རྗེ་བཙུན་ཏཱ་ར་ནཱ་ཐས་གུ་རུ་རིན་པོ་ཆེའི་རྣམ་ཐར་གསུང་བ།།-1

A Work Telling the Life and Liberation Story of the Great Master Padmākara.

Part 14 

They said to the king, “You are our only Lord! This man of the borderlands is very powerful. King, your mind is fixated on the Dharma. This Indian is going to steal your kingdom!” They said many other malicious things, and for each thing the Master had said earlier they gave many poor reasons why it should not be done. They kept repeating the same demand, “You must offer great gifts to the Ācārya and tantric Master and ask them to return to India right away!”

The ministers then implored the Master directly. At that, the king was saddened and offered the Master a measure of gold dust, prostrated to him, circumambulated around him and explained his position. “Had I wanted gold, I would not have come,” the Master replied, “I came in order to tame the vicious demons of this primitive land of Tibet, to spread the Dharma, and, having transformed the country into an excellent land, to bring happiness to its people. If I want gold, it is enough simply to do this!” and merely by touching the rocks around him, he turned them into gold. Out of respect for the king, though, the Master accepted a handful of the gold, saying “I will make an offering of this at the Vajra Seat in Bodhgayā.” Having given the remainder back to the king, the Master said:

Your good heart guides you to misfortune,
Your vast compassion causes anger,
The king’s ministers set his course,
The ministers of Tibet are evil demons!
Sentient beings’ unwholesome actions,
Can undo even the power of buddhas.

The Master then agreed to what the ministers had requested.

The king’s principal meditation deities were the five deities of Avalokiteśvara. Later, the king accomplished Hayagrīva, their inner form. We are told that, as a sign of accomplishment, the image of Hayagrīva at the temple of Ārya Palo Ling emitted a horse’s neigh that could be heard across two-thirds of the world. That image of Hayagrīva in Ārya Palo Ling is the one described in the Māyājālatantra, The Net of Magical Illusion.
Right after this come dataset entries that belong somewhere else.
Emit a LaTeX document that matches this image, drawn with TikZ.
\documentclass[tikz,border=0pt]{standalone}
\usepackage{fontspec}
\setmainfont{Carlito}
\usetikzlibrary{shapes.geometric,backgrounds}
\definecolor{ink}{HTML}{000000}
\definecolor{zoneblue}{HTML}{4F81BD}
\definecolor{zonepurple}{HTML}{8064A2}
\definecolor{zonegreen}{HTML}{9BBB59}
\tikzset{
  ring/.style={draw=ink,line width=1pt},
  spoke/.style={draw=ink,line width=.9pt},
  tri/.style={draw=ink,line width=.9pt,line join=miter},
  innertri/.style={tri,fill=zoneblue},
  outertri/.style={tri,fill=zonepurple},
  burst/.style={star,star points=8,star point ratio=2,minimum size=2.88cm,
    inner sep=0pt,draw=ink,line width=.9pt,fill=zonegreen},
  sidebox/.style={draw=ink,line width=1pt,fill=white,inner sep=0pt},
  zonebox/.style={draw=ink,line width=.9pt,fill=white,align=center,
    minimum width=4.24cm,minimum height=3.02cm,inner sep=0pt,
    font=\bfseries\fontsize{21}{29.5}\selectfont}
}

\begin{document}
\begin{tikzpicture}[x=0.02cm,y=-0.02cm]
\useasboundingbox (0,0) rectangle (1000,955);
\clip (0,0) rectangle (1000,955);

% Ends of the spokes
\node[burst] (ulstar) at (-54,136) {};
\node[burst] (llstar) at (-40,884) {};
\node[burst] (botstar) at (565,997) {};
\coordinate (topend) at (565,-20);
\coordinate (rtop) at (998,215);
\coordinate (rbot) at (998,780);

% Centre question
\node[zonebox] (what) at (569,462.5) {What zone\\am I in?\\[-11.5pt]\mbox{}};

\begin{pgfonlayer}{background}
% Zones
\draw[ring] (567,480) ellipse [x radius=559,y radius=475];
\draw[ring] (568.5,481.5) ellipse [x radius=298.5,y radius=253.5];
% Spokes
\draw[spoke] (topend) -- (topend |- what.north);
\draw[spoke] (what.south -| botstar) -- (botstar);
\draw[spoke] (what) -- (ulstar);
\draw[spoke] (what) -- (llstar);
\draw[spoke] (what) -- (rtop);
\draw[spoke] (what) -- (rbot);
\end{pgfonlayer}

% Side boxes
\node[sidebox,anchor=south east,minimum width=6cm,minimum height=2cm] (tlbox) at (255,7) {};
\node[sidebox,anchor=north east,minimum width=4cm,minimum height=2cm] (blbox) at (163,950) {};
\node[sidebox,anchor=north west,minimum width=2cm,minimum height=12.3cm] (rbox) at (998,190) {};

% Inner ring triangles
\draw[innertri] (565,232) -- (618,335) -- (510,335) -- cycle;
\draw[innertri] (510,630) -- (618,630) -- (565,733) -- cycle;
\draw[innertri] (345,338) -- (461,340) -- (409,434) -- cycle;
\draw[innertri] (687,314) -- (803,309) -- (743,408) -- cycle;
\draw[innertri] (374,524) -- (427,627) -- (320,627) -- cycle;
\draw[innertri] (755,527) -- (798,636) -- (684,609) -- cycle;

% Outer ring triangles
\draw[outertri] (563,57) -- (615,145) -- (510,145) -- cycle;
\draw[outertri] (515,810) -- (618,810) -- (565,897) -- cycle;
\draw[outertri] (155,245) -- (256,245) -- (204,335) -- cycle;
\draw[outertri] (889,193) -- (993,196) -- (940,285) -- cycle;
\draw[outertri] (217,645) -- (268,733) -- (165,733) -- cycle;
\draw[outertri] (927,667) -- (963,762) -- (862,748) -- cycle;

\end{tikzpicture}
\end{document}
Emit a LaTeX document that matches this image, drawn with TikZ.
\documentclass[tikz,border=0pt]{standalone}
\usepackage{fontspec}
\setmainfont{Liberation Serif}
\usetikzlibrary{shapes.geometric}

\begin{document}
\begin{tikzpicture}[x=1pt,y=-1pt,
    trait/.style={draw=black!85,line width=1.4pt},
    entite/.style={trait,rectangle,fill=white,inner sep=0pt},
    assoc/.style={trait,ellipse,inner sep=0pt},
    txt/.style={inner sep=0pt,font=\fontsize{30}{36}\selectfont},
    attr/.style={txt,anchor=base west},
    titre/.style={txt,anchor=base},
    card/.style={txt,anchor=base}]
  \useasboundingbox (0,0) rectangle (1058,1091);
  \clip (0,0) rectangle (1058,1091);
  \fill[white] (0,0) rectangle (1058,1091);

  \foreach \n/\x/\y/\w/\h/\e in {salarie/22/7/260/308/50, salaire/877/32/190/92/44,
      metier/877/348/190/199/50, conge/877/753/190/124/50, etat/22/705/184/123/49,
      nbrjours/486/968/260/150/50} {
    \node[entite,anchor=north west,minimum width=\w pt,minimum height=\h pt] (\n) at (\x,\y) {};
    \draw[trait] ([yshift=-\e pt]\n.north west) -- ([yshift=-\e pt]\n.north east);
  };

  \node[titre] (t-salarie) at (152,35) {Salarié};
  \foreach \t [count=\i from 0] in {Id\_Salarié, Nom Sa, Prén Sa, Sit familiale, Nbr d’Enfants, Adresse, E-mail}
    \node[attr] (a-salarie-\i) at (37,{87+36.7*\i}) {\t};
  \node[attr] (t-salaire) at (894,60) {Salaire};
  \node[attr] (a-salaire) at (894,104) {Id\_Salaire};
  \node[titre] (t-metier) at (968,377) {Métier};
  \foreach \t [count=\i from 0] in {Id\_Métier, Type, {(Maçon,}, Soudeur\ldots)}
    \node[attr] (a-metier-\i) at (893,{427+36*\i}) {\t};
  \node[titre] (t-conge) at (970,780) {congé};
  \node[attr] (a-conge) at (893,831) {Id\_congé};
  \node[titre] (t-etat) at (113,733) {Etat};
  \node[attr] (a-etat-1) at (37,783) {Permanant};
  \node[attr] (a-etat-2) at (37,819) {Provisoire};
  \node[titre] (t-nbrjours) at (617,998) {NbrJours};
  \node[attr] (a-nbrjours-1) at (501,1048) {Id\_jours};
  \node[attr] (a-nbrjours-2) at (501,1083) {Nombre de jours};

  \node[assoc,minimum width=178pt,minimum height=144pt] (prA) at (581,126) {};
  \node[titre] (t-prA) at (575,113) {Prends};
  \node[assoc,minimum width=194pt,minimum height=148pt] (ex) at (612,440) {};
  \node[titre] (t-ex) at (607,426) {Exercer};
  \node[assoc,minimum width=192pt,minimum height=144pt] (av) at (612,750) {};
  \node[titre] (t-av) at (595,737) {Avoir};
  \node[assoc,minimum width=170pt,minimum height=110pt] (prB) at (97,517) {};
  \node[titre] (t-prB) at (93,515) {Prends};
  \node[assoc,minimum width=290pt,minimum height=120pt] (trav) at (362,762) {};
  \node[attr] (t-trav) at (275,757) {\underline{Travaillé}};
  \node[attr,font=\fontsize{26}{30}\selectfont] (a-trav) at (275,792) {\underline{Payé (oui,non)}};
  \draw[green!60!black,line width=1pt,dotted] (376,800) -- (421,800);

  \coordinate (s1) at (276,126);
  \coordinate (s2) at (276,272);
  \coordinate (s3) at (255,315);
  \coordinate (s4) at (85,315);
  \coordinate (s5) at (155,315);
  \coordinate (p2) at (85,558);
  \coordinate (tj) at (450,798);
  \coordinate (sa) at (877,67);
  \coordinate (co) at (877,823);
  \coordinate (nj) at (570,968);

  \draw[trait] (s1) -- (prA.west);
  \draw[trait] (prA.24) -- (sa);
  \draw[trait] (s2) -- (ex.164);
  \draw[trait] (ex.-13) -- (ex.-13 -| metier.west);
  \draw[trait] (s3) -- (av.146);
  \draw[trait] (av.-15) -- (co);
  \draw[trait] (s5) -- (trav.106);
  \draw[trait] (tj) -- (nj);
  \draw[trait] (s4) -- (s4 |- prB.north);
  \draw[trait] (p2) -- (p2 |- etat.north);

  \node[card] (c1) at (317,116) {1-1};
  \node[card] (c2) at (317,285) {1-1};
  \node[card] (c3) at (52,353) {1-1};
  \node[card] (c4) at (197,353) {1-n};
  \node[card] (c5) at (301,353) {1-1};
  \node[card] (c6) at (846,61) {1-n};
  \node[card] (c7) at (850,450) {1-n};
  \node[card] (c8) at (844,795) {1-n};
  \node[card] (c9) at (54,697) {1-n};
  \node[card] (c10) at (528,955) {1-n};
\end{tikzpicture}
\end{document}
Before he left, the Master summarised the remainder of the pith instructions from A Garland of Views:

This is my teaching to you: The view must accord with the dharmakāya. The conduct must accord with the bodhisattvas. If your conduct is lost in the view it becomes nihilism, in which there is neither virtue nor wrongdoing, that later cannot be repaired. If the view is lost in conduct, being bound by the characteristics of things, there will be no liberation. In my Semdé teachings, the view is emphasised. In the future, there will be all sorts of people who, understanding the words but not having the confidence of experience, will come asserting that they are working for the benefit of beings.